PROMPT
Repeat, exactly and only, the lines from the beginning of the data through the line with "minimum width=5.22cm, minimum". Pictures are left out.
----
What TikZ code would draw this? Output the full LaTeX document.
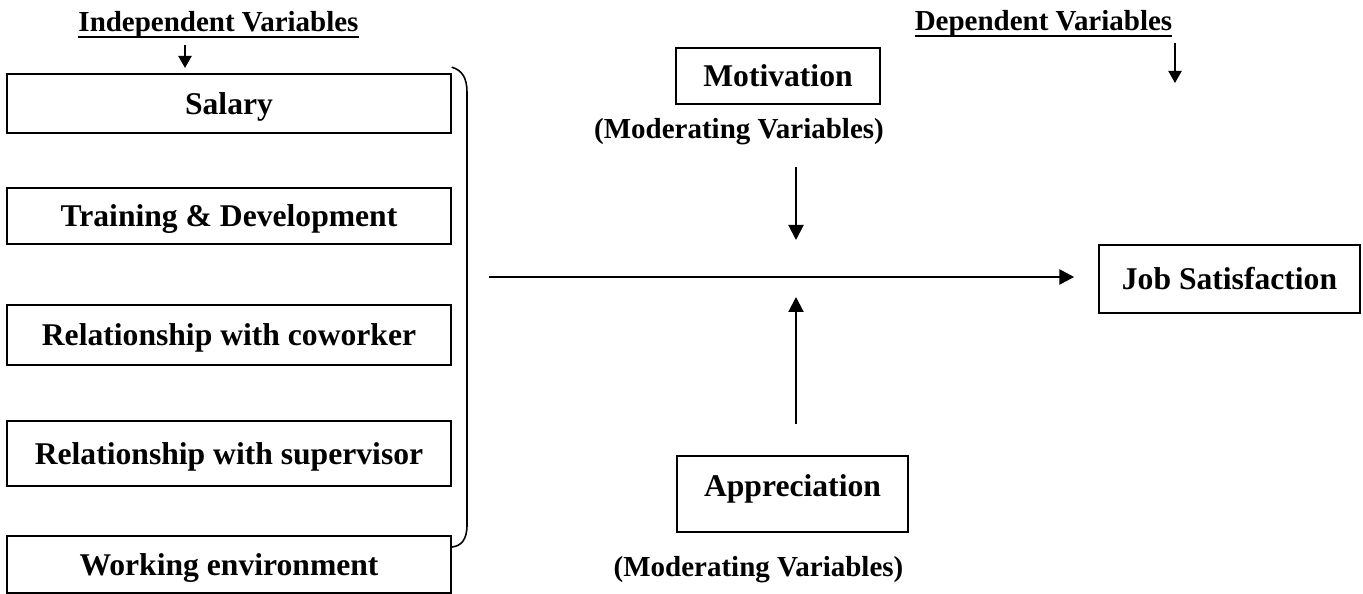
\documentclass[tikz,border=0pt]{standalone}
\usepackage{fontspec}
\setmainfont{Liberation Serif}
\usetikzlibrary{arrows.meta}
\newcommand{\ulhead}[1]{\setbox0\hbox{#1}\rlap{\usebox0}\rule[-3.4pt]{\wd0}{1.1pt}}

\tikzset{
  varbox/.style={draw, line width=0.9pt, inner sep=0pt, text height=12pt, text depth=0pt,
    font=\fontsize{18}{20}\selectfont\bfseries},
  headtext/.style={anchor=base, inner sep=0pt, font=\fontsize{16.5}{18}\selectfont\bfseries},
  flowarrow/.style={line width=1.2pt, -{Triangle[length=0.3cm,width=0.3cm]}},
  smallarrow/.style={line width=1.2pt, -{Triangle[length=0.24cm,width=0.26cm]}}
}

\begin{document}
\begin{tikzpicture}[x=0.02cm, y=-0.02cm]
		%%%%% START %%%%%
		\useasboundingbox (0, 0) rectangle (1363, 594);
		
		% headings
		\node[headtext] (indep) at (218.5, 32) {\ulhead{Independent Variables}};
		\node[headtext] (dep) at (1043.5, 31) {\ulhead{Dependent Variables}};
		
		% independent variables
		\node[varbox, minimum width=8.88cm, minimum height=1.18cm] (salary) at (229, 103.5) {Salary};
		\node[varbox, minimum width=8.88cm, minimum height=1.12cm] (training) at (229, 216) {Training \& Development};
		\node[varbox, minimum width=8.88cm, minimum height=1.2cm] (coworker) at (229, 335) {Relationship with coworker};
		\node[varbox, minimum width=8.88cm, minimum height=1.3cm] (supervisor) at (229, 453.5) {Relationship with supervisor};
		\node[varbox, minimum width=8.88cm, minimum height=1.14cm] (workenv) at (229, 564.5) {Working environment};
		
		% moderating variables
		\node[varbox, minimum width=4.08cm, minimum height=1.12cm] (motiv) at (778, 76) {Motivation};
		\node[headtext] (modtop) at (739, 139) {(Moderating Variables)};
		\node[varbox, minimum width=4.62cm, minimum height=1.52cm, text depth=8.6pt] (apprec) at (792.5, 494) {Appreciation};
		\node[headtext] (modbot) at (758.5, 576) {(Moderating Variables)};
		
		% dependent variable
		\node[varbox, minimum width=5.22cm, minimum height=1.36cm] (jobsat) at (1229.5, 279) {Job Satisfaction};
		
		% bracket round the independent variables
		\draw[line width=0.9pt] (salary.north east) ++(0, -6) .. controls (462, 70) and (467, 78) .. (467, 92)
			-- (467, 525) .. controls (467, 540) and (461, 546) .. (452, 547);
		
		% arrows
		\coordinate (ivtop) at (185, 45);
		\coordinate (ivtip) at (185, 68);
		\draw[smallarrow] (ivtop) -- (ivtip);
		\coordinate (dvtop) at (1175, 43);
		\coordinate (dvtip) at (1175, 83);
		\draw[smallarrow] (dvtop) -- (dvtip);
		
		\coordinate (flowstart) at (489, 277);
		\draw[flowarrow, line width=1.6pt] (flowstart) -- ([xshift=-0.48cm]jobsat.west |- flowstart);
		
		\coordinate (downtop) at (796, 167);
		\coordinate (downtip) at (796, 240);
		\draw[flowarrow] (downtop) -- (downtip);
		\coordinate (uptail) at (796, 424);
		\coordinate (uptip) at (796, 297);
		\draw[flowarrow] (uptail) -- (uptip);
		
		%%%%% END %%%%%
	\end{tikzpicture}
\end{document}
----
FINISHED TASK
What TikZ code would draw this? Output the full LaTeX document.
\documentclass[tikz,border=0pt]{standalone}
\usepackage{fontspec}
\setmainfont{Liberation Serif}
\usetikzlibrary{arrows.meta}
\newcommand{\ulhead}[1]{\setbox0\hbox{#1}\rlap{\usebox0}\rule[-3.4pt]{\wd0}{1.1pt}}

\tikzset{
  varbox/.style={draw, line width=0.9pt, inner sep=0pt, text height=12pt, text depth=0pt,
    font=\fontsize{18}{20}\selectfont\bfseries},
  headtext/.style={anchor=base, inner sep=0pt, font=\fontsize{16.5}{18}\selectfont\bfseries},
  flowarrow/.style={line width=1.2pt, -{Triangle[length=0.3cm,width=0.3cm]}},
  smallarrow/.style={line width=1.2pt, -{Triangle[length=0.24cm,width=0.26cm]}}
}

\begin{document}
\begin{tikzpicture}[x=0.02cm, y=-0.02cm]
		%%%%% START %%%%%
		\useasboundingbox (0, 0) rectangle (1363, 594);
		
		% headings
		\node[headtext] (indep) at (218.5, 32) {\ulhead{Independent Variables}};
		\node[headtext] (dep) at (1043.5, 31) {\ulhead{Dependent Variables}};
		
		% independent variables
		\node[varbox, minimum width=8.88cm, minimum height=1.18cm] (salary) at (229, 103.5) {Salary};
		\node[varbox, minimum width=8.88cm, minimum height=1.12cm] (training) at (229, 216) {Training \& Development};
		\node[varbox, minimum width=8.88cm, minimum height=1.2cm] (coworker) at (229, 335) {Relationship with coworker};
		\node[varbox, minimum width=8.88cm, minimum height=1.3cm] (supervisor) at (229, 453.5) {Relationship with supervisor};
		\node[varbox, minimum width=8.88cm, minimum height=1.14cm] (workenv) at (229, 564.5) {Working environment};
		
		% moderating variables
		\node[varbox, minimum width=4.08cm, minimum height=1.12cm] (motiv) at (778, 76) {Motivation};
		\node[headtext] (modtop) at (739, 139) {(Moderating Variables)};
		\node[varbox, minimum width=4.62cm, minimum height=1.52cm, text depth=8.6pt] (apprec) at (792.5, 494) {Appreciation};
		\node[headtext] (modbot) at (758.5, 576) {(Moderating Variables)};
		
		% dependent variable
		\node[varbox, minimum width=5.22cm, minimum height=1.36cm] (jobsat) at (1229.5, 279) {Job Satisfaction};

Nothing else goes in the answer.